[Directive] Exactly the lines from the line holding "Rebuild this diagram" to the line holding "(br) |- (385,252) -- (tip);", both lines included, are to be echoed; pictures are not.

[Supplied entries]

--- BEGIN ---

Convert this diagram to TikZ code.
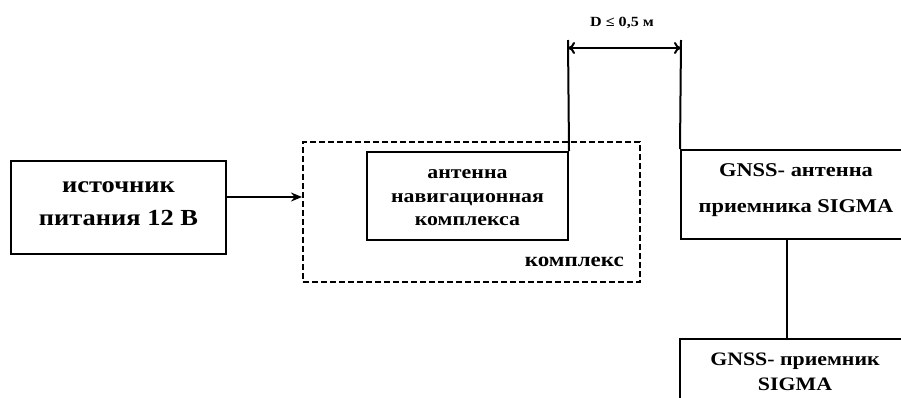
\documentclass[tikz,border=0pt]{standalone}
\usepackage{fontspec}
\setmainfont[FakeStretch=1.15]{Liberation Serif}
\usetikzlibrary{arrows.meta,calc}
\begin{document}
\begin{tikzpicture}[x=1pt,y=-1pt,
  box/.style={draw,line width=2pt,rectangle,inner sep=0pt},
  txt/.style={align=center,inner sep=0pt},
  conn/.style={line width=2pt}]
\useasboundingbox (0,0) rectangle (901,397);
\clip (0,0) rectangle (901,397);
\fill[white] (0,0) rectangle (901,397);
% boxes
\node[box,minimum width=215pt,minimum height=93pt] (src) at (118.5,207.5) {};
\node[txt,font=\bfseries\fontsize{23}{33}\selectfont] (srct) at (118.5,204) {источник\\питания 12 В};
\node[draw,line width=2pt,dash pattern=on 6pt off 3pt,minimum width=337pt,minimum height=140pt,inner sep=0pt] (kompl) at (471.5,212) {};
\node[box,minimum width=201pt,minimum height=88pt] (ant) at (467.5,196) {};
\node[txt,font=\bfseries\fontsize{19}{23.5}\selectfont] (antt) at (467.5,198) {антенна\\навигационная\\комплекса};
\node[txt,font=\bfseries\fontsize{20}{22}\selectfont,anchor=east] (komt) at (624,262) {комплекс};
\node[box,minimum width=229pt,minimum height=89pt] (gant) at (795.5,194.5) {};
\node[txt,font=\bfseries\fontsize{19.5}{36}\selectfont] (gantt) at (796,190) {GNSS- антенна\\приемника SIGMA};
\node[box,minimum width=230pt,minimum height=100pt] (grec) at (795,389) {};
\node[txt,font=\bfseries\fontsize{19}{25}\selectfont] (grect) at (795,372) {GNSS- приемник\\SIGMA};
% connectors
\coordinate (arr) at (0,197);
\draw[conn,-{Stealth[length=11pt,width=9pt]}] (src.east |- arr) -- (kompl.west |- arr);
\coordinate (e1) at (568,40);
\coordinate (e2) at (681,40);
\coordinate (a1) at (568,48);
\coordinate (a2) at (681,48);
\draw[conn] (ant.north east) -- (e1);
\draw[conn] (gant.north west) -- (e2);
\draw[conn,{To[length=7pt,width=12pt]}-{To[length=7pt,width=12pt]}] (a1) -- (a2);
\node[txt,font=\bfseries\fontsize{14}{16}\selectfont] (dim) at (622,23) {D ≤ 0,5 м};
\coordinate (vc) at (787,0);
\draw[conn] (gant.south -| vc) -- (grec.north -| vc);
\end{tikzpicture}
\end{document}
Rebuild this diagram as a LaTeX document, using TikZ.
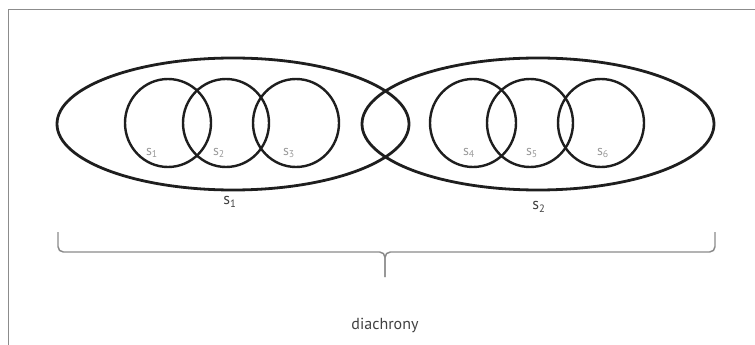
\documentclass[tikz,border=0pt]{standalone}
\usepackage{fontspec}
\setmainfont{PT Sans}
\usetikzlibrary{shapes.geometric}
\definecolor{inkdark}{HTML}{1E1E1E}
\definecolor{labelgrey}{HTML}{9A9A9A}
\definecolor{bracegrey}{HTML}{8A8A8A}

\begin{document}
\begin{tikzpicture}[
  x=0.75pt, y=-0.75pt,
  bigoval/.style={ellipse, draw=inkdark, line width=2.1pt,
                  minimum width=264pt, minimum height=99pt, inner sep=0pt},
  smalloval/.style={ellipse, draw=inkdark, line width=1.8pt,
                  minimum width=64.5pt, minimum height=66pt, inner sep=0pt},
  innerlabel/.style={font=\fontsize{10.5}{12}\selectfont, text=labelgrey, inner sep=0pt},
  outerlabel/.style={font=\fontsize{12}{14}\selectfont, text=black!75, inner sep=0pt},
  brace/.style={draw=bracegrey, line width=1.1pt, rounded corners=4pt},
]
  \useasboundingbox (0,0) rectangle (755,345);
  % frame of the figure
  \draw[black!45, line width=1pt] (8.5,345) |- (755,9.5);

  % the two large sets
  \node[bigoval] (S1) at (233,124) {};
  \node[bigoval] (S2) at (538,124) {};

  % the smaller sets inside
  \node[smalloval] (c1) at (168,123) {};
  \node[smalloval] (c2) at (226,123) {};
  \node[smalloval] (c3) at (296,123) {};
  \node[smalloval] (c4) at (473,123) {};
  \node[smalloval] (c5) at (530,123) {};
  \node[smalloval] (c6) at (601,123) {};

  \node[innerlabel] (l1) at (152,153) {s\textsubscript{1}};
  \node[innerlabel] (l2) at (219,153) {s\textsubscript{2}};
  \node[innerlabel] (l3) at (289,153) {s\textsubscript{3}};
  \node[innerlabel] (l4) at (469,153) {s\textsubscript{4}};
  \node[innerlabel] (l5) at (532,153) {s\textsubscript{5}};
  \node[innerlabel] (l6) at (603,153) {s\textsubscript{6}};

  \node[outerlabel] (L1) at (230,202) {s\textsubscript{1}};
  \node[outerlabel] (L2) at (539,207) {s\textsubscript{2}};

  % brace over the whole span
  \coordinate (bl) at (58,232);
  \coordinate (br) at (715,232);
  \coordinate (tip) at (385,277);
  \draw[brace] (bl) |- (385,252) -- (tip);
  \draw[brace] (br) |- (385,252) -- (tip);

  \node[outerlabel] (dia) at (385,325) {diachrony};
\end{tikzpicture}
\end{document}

--- END ---

[Response to this exercise]
Rebuild this diagram as a LaTeX document, using TikZ.
\documentclass[tikz,border=0pt]{standalone}
\usepackage{fontspec}
\setmainfont{PT Sans}
\usetikzlibrary{shapes.geometric}
\definecolor{inkdark}{HTML}{1E1E1E}
\definecolor{labelgrey}{HTML}{9A9A9A}
\definecolor{bracegrey}{HTML}{8A8A8A}

\begin{document}
\begin{tikzpicture}[
  x=0.75pt, y=-0.75pt,
  bigoval/.style={ellipse, draw=inkdark, line width=2.1pt,
                  minimum width=264pt, minimum height=99pt, inner sep=0pt},
  smalloval/.style={ellipse, draw=inkdark, line width=1.8pt,
                  minimum width=64.5pt, minimum height=66pt, inner sep=0pt},
  innerlabel/.style={font=\fontsize{10.5}{12}\selectfont, text=labelgrey, inner sep=0pt},
  outerlabel/.style={font=\fontsize{12}{14}\selectfont, text=black!75, inner sep=0pt},
  brace/.style={draw=bracegrey, line width=1.1pt, rounded corners=4pt},
]
  \useasboundingbox (0,0) rectangle (755,345);
  % frame of the figure
  \draw[black!45, line width=1pt] (8.5,345) |- (755,9.5);

  % the two large sets
  \node[bigoval] (S1) at (233,124) {};
  \node[bigoval] (S2) at (538,124) {};

  % the smaller sets inside
  \node[smalloval] (c1) at (168,123) {};
  \node[smalloval] (c2) at (226,123) {};
  \node[smalloval] (c3) at (296,123) {};
  \node[smalloval] (c4) at (473,123) {};
  \node[smalloval] (c5) at (530,123) {};
  \node[smalloval] (c6) at (601,123) {};

  \node[innerlabel] (l1) at (152,153) {s\textsubscript{1}};
  \node[innerlabel] (l2) at (219,153) {s\textsubscript{2}};
  \node[innerlabel] (l3) at (289,153) {s\textsubscript{3}};
  \node[innerlabel] (l4) at (469,153) {s\textsubscript{4}};
  \node[innerlabel] (l5) at (532,153) {s\textsubscript{5}};
  \node[innerlabel] (l6) at (603,153) {s\textsubscript{6}};

  \node[outerlabel] (L1) at (230,202) {s\textsubscript{1}};
  \node[outerlabel] (L2) at (539,207) {s\textsubscript{2}};

  % brace over the whole span
  \coordinate (bl) at (58,232);
  \coordinate (br) at (715,232);
  \coordinate (tip) at (385,277);
  \draw[brace] (bl) |- (385,252) -- (tip);
  \draw[brace] (br) |- (385,252) -- (tip);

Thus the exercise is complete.